Originally Posted by bigviclbi
I have a 2004 f-250 4wd 5.4 with 130,000 miles. trying to get ready for the spring season and am trying to get as much maintenance done this winter as I can. Just did the trans fluid/filter, battery, plugs, rotors, changed the rear oil and did fuel filter.Did the ball joints last year. What else does anyone recommend that I might be missing? I tow my dump trailers with this truck so its my main vehicle and it gets alot of use, about 25-30k miles a year. Thanks.
You can lube the bolts periodically that attach the rear suspension springs to the frame. Don't use petroleum based products as it can degrade the bushings.

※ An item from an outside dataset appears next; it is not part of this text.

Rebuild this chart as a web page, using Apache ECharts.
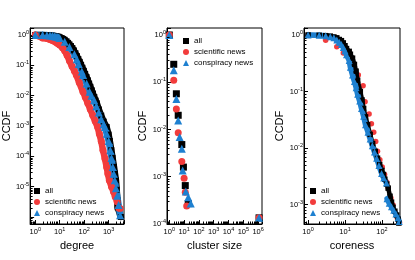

Power steering fluid and brake fluid often go unchanged in many vehicles. If the PS fluid is black - flush it. It's worth the $80 in the long run. Heat is the enemy of any fluid, next to contamination.
Running full synthetic oil is also a viable option to lengthen the life of the engine, increase drain intervals and in some rare cases increase mileage.
When I ran a plow years ago, each fall and again in the spring I would get the truck load tested to make sure the alternator and battery were running as they should.
As it was mentioned, get the coolant tested. If it hasn't been changed in the last 60K, it'd be advisable to do so. If you're still running the OEM upper and lower coolant hoses, you might want to replace them along with the thermostat. The thermostat is a $5 piece that can cause you a lot of grief when it fails. I had a t-stat fail at 138K miles on my Durango. I wasn't towing anything at the time but I was able to get to the hardware store and use the on board tools I had to change it out. The rad cap did its job and relieved the excess pressure (steam) as the coolant in the upper hose had evaporated. After the engine cooled down a bit I was able to change out the t-stat in about an hour. It took longer then usual thanks to a complicated bolt that was only accessed by pulling the alternator up an inch! Otherwise, it would have taken me about 15 minutes.
Also, the front differential, even when you don't have 4wd engaged still turns, and the gear oil in it should be changed as well as the transfer case. It's a good rule of thumb to change both axles at the same time.